From a quick search, this seems to be a rewrite of LIMIT/OFFSET queries (which you should very rarely use anyway if you care about performance; use keyset pagination!). I found a few variations, all of which were one or more of:

- Giving wrong results
- Completely bogus optimization-wise
- Solved better on a different layer of the database
- Only relevant to old versions of certain databases

So I don't think you'll see this happen in most databases anytime soon. Remember that a query optimizer can only do things that are guaranteed to give the correct result, and they need to be helpful rather than hurtful in the vast majority of cases, and finally, it needs to be a case that is common enough (ideally, in non-broken code) to warrant adding extra logic for.

Query planners are still dumb

Posted Sep 27, 2024 7:33 UTC (Fri) by ringerc (subscriber, #3071) [Link]

If you want this, use a refcursor, and WITH HOLD if needed.

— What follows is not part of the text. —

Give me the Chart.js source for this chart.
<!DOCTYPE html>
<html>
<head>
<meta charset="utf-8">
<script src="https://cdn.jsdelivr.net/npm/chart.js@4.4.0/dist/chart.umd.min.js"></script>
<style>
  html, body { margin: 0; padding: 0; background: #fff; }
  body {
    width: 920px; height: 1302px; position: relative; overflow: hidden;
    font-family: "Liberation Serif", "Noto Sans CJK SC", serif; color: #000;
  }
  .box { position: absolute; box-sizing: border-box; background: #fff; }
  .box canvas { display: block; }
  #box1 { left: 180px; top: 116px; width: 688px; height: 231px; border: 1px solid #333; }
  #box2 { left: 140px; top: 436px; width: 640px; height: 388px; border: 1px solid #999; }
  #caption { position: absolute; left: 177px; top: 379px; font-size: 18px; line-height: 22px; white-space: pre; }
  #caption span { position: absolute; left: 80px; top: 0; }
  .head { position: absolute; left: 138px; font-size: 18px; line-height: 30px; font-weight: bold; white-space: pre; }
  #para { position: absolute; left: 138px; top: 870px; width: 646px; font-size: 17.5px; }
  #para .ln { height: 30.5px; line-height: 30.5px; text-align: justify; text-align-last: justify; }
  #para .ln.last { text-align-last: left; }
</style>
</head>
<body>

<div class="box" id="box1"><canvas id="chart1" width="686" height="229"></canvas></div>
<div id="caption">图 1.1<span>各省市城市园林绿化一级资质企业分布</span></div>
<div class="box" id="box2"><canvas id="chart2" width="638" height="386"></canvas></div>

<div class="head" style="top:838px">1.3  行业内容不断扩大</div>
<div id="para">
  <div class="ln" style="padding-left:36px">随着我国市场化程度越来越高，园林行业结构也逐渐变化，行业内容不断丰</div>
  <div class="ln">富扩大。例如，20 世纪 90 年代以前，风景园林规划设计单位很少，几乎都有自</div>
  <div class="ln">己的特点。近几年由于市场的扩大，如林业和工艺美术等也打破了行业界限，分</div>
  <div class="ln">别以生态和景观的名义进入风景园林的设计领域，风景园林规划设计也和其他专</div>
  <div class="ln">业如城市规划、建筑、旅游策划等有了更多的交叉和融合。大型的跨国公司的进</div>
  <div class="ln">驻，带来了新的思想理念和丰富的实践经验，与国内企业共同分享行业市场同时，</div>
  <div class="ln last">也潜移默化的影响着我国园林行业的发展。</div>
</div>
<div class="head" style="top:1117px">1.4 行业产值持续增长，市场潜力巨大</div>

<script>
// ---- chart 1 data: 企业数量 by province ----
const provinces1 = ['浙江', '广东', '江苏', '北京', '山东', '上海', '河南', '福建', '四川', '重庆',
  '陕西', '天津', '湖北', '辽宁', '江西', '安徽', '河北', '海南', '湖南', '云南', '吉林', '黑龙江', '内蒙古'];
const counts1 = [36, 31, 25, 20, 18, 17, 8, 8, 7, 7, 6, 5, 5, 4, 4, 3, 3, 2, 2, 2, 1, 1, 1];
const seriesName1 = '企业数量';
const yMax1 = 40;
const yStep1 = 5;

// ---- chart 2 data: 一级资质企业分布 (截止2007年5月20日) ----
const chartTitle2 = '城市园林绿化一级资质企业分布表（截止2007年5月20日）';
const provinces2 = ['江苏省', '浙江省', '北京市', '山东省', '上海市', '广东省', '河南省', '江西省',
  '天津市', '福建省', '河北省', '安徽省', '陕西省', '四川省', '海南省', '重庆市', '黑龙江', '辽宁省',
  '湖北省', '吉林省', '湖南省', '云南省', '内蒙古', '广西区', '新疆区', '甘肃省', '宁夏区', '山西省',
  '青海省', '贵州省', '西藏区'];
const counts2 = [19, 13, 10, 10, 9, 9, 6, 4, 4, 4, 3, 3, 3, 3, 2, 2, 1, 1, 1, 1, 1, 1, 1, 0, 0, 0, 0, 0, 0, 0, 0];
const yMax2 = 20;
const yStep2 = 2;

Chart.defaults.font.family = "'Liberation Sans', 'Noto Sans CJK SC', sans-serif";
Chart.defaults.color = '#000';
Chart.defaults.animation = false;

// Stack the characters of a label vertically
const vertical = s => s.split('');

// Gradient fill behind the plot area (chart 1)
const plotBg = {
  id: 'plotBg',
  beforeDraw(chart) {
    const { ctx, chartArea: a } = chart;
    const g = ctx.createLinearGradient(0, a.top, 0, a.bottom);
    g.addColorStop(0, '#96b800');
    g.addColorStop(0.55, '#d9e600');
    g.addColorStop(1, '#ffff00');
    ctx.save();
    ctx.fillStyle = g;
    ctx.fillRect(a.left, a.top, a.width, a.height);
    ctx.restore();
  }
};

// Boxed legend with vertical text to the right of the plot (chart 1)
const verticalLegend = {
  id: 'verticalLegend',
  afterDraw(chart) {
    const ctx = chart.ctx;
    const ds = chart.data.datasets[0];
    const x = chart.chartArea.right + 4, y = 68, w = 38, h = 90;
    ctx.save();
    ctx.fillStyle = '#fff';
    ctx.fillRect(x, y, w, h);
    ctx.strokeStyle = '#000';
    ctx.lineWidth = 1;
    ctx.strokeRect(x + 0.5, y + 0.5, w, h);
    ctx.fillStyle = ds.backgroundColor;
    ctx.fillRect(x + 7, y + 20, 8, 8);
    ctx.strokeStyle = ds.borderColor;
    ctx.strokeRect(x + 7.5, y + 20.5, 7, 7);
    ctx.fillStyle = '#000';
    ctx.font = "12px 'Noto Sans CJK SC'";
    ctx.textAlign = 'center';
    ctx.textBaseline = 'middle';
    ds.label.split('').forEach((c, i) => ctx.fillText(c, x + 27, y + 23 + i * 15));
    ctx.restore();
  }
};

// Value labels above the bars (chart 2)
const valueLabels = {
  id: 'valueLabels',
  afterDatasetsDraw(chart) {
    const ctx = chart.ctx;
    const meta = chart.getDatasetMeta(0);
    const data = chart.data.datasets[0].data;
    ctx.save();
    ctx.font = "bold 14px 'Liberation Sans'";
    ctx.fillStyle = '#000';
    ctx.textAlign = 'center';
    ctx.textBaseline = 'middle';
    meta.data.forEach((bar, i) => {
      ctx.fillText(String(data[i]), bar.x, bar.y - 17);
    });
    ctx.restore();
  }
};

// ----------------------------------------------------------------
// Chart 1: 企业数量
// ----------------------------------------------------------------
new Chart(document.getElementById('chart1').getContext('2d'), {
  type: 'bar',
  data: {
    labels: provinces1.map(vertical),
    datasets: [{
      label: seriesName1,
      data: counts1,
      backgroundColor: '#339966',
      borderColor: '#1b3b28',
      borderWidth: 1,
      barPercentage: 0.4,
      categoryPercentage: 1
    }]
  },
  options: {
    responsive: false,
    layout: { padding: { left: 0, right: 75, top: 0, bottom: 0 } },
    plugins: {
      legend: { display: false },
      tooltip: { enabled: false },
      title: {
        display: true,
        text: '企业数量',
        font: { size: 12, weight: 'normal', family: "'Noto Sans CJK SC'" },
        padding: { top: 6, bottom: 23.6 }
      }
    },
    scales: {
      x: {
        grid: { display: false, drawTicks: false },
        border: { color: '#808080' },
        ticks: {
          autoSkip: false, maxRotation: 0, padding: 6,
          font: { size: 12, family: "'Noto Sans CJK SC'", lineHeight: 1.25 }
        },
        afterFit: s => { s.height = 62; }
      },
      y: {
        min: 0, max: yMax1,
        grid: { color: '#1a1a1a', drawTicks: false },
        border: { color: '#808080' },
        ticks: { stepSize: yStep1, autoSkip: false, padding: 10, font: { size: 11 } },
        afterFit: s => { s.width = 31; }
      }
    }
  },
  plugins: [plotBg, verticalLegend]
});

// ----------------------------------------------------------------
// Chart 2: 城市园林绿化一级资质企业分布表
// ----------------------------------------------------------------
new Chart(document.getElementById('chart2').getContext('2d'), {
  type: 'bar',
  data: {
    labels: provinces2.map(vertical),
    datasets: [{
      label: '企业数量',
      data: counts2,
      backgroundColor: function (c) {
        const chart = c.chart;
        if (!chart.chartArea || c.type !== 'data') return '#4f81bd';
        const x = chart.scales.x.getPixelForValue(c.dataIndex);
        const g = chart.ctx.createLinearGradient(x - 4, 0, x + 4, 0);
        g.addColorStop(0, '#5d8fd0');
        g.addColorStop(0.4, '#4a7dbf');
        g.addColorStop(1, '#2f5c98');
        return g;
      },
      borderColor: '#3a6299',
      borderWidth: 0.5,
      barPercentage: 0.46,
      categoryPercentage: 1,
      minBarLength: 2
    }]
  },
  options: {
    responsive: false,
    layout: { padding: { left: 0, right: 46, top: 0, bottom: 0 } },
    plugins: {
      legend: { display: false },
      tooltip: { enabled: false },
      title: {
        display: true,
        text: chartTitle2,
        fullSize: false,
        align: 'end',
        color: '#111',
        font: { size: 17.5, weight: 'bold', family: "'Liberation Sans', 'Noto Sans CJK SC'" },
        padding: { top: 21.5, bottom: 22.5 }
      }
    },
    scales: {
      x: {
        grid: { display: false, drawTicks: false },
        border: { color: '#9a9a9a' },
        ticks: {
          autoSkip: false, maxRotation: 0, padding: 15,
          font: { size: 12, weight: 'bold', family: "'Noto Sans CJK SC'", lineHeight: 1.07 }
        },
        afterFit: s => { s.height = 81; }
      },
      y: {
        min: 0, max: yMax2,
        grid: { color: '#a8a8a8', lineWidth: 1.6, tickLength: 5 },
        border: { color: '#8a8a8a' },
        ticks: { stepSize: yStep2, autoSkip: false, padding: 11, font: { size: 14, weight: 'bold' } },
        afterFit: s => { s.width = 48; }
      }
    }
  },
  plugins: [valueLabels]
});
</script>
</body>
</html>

That way your pagination will actually be correct, at the cost of extra DB resources held busy during user think-time.

I'm not sure quite what you're proposing for a way for the DB to help with pagination w/o keeping a query context around. PostgreSQL already does its best to re-order joins and push down filters to select the desired subset of data from a query, but this is generally not feasible if you're using LIMIT and OFFSET for pagination rather than key-ranges.

Query planners are still dumb

Posted Sep 27, 2024 7:41 UTC (Fri) by ringerc (subscriber, #3071) [Link] (1 responses)

As far as I can tell what you are asking for is for the DB to delay fetching of non-key row data until it knows the data won't be discarded by a LIMIT and OFFSET clause.

This doesn't really make sense with PostgreSQL's heap table structure. You have to read the row to get the key and ensure the row pointed to by the b-tree index is visible, even in an index scan.

The only case this strategy would be likely to be useful at all is where an index-only scan can be performed due to an up-to-date visibility map, and where the query is a trivial ORDER BY key_col LIMIT ... OFFSET ... such that the total ordering is completely dependent on that one index.

In that case I'm not sure if PostgreSQL will skip fetching the heap rows skipped by an OFFSET clause, and I agree it probably could if it doesn't. It generally will skip the much more expensive operation of fetching any external TOASTed data though.

LIMIT / OFFSET pagination is kind of terrible anyway. In most cases where pagination is unavoidable, it's better to use a predicate filter on the ordered attribute, e.g. `SELECT ... FROM sometable WHERE sortkey > $1 ORDER BY sortkey LIMIT 50` - where "$1" is the value of the last entry in the previously-seen page. Not only does this generally execute much more efficiently, but its results won't skip rows if the row-set changes between page requests.

Query planners are still dumb

Posted Oct 1, 2024 13:08 UTC (Tue) by raven667 (subscriber, #5198) [Link]

> `SELECT ... FROM sometable WHERE sortkey > $1 ORDER BY sortkey LIMIT 50` - where "$1" is the value of the last entry in the previously-seen page

I hadn't thought of that optimization before, I usually skip pagination and just dump whatever the result set is to the client and let them choke on it, but I'll try and keep that technique in my back pocket because that looks useful. I do use the Netbox REST API a lot which is a Django app, and have to deal with the performance impact of paginated queries, and I wonder if this was integrated into the Django ORM for those queries if that would make any difference, or if all the overhead is in JSON serialization and round trips between pages. GraphQL seems faster but I don't understand it at all so it's not that useful in practice, when I don't know how to do what I want.

Temporary changes?

Posted Aug 14, 2024 7:47 UTC (Wed) by taladar (subscriber, #68407) [Link] (3 responses)

> The feature is a boon for system administrators, however, because it allows them to ensure that PostgreSQL is only configured via files, not via ad-hoc invocations of ALTER SYSTEM.

While this is a nice sentiment it would be nice if it was accompanied by some other way to temporarily enable certain logging features then. Sometimes you just need to raise the log level for a minute or enable slow query logging temporarily without restarting the entire container stack and currently PostgreSQL unfortunately requires config file changes for this, unlike a lot of other systems that allow you to change the in memory values temporarily without changing the config file.

Temporary changes?

Posted Aug 14, 2024 12:36 UTC (Wed) by kleptog (subscriber, #1183) [Link] (1 responses)

Well, there's still ALTER DATABASE [...] SET and ALTER USER [...] SET. You can't change global options this way, but several related to logging are possible i.e. log_min_duration_statement and log_min_duration_sample.

Temporary changes?

Posted Aug 18, 2024 16:31 UTC (Sun) by intgr (subscriber, #39733) [Link]

Also just SET setting='value'; still works to change settings for the current session only.

Temporary changes?

Posted Sep 27, 2024 7:42 UTC (Fri) by ringerc (subscriber, #3071) [Link]

ALTER DATABASE ... SET

ALTER ROLE ... SET

session-level SET

transaction-level

BEGIN; SET LOCAL ... ;

This only guards against global change.